In a blog post published just over a year ago, I proposed a number of changes to the content of Pfam to improve scalability and usability of the database. These changes came into effect a few days ago, when we released Pfam 27.0. This release of Pfam contains a total of 14831 families, with 1182 new families and 22 families killed since release 26.0. 80% of all proteins in UniProt contain a match to at least one Pfam domain, and 58% of all residues in the sequence database fall within a Pfam domain.
So what has changed? To the user, hopefully, not a great deal has changed! Nevertheless, there has been a considerable amount of reorganization of the database production pipeline. The most notable loss of information is that we are no longer providing neighbour-joining trees for the Pfam full alignments. If you want or care about this type data, it will now be up to you to calculate it – however, if this data was important to you it should be recalculated using a more precise method anyway. On the flip side, there are many new features that have been integrated into Pfam 27.0. Below is a brief list of the new developments that are now available:
- Real time searches of DNA sequences for matches to Pfam models
- Use of Representative proteomes (1) sequence sets used to provide redundant views of the Pfam-A full alignments
- Addition of disorder predictions to the repertoire of sequence feature annotations
- AntiFam (2) has been applied to the underlying sequence database to remove sequences believed to be spurious translations
- Selectable sunbursts in the Pfam-A ‘species’ distribution tab, allowing the generation of alignments or visualisation of sequences from a user defined taxonomic range.

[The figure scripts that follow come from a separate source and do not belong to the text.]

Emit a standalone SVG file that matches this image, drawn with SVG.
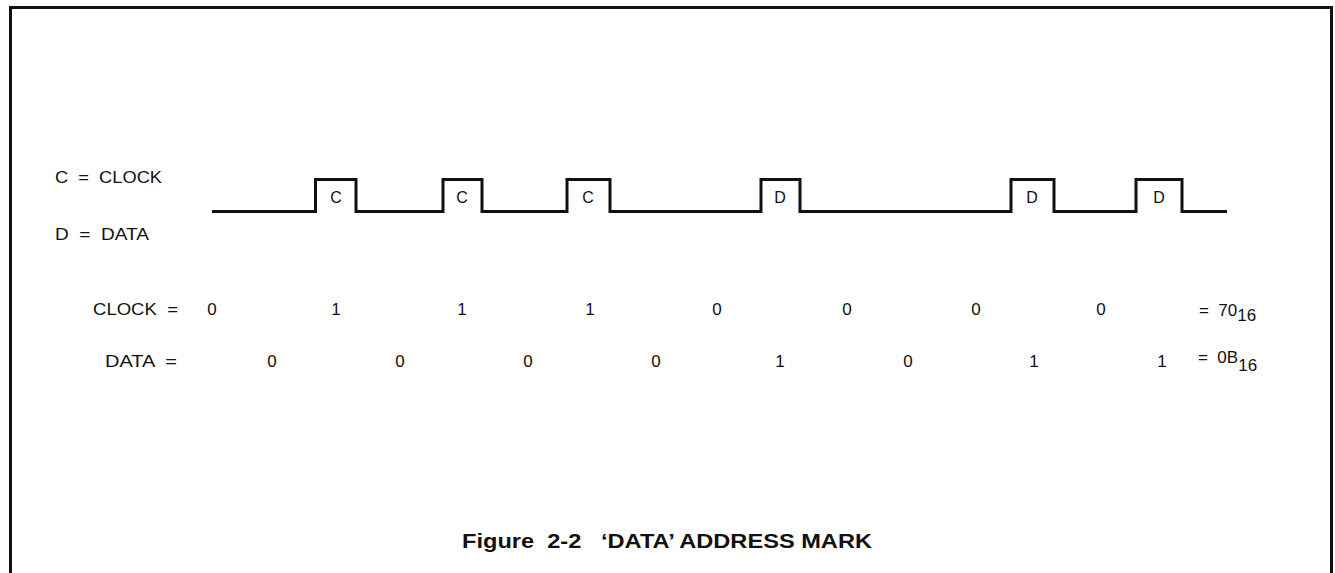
<svg xmlns="http://www.w3.org/2000/svg" width="1335" height="573" viewBox="0 0 1335 573">
<style>
text{font-family:"Liberation Sans",Arial,sans-serif;fill:#111}
.t{font-size:17px}
.p{font-size:16px;text-anchor:middle}
.v{font-size:17px;text-anchor:middle}
.cap{font-size:21px;font-weight:bold}
.sub{font-size:17px}
.w{fill:none;stroke:#111;stroke-width:3;stroke-linejoin:miter}
.b{fill:none;stroke:#111;stroke-width:3}
</style>
<g id="frame">
<path class="b" d="M10.5,573 V7.5 H1331.5 V573"/>
</g>
<g id="legend">
<text class="t" x="55" y="183" xml:space="preserve" textLength="107" lengthAdjust="spacingAndGlyphs">C  =  CLOCK</text>
<text class="t" x="55" y="240" xml:space="preserve" textLength="94" lengthAdjust="spacingAndGlyphs">D  =  DATA</text>
</g>
<g id="connectors">
<path class="w" d="M212,211.5 H315.5 V179.5 H356 V211.5 H443 V179.5 H482 V211.5 H567 V179.5 H610 V211.5 H761 V179.5 H800 V211.5 H1011 V179.5 H1054 V211.5 H1136 V179.5 H1182 V211.5 H1227"/>
</g>
<g id="pulse-labels">
<text class="p" x="336" y="203">C</text>
<text class="p" x="462" y="203">C</text>
<text class="p" x="588" y="203">C</text>
<text class="p" x="780" y="203">D</text>
<text class="p" x="1032" y="203">D</text>
<text class="p" x="1159" y="203">D</text>
</g>
<g id="clock-row">
<text class="t" x="93" y="315" xml:space="preserve" textLength="85" lengthAdjust="spacingAndGlyphs">CLOCK  =</text>
<text class="v" x="212" y="315">0</text>
<text class="v" x="336" y="315">1</text>
<text class="v" x="462" y="315">1</text>
<text class="v" x="590" y="315">1</text>
<text class="v" x="717" y="315">0</text>
<text class="v" x="847" y="315">0</text>
<text class="v" x="976" y="315">0</text>
<text class="v" x="1101" y="315">0</text>
<text class="t" x="1199" y="316" xml:space="preserve">=  70<tspan class="sub" dy="5">16</tspan></text>
</g>
<g id="data-row">
<text class="t" x="105" y="367" xml:space="preserve" textLength="72" lengthAdjust="spacingAndGlyphs">DATA  =</text>
<text class="v" x="272" y="367">0</text>
<text class="v" x="400" y="367">0</text>
<text class="v" x="528" y="367">0</text>
<text class="v" x="656" y="367">0</text>
<text class="v" x="780" y="367">1</text>
<text class="v" x="908" y="367">0</text>
<text class="v" x="1034" y="367">1</text>
<text class="v" x="1162" y="367">1</text>
<text class="t" x="1198" y="363" xml:space="preserve">=  0B<tspan class="sub" dy="8">16</tspan></text>
</g>
<g id="caption">
<text class="cap" x="462" y="548" xml:space="preserve" textLength="410" lengthAdjust="spacingAndGlyphs">Figure  2-2   ‘DATA’ ADDRESS MARK</text>
</g>
</svg>
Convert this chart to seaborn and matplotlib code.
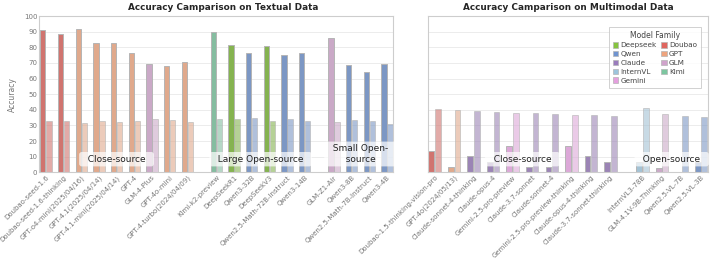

- New, faster keyword search using Apache Lucy
Blog posts describing these news developments in more detail will follow in the coming weeks. In addition to the changes listed above, there have been many improvements to existing families, be it improving domain boundaries, expanding members or the generation of Wikipedia entries. Many of the new entries in Pfam have been built with the purpose of improving Human coverage.
Enjoy the release!
Posted by Rob
1: Chen C, Natale DA, Finn RD, Huang H, Zhang J, Wu CH, Mazumder R. Representative proteomes: a stable, scalable and unbiased proteome set for sequence analysis and functional annotation. PLoS One. 2011 6(4):e18910
2: Eberhardt RY, Haft DH, Punta M, Martin M, O’Donovan C, Bateman A. AntiFam: a tool to help identify spurious ORFs in protein annotation. Database 2012:bas003.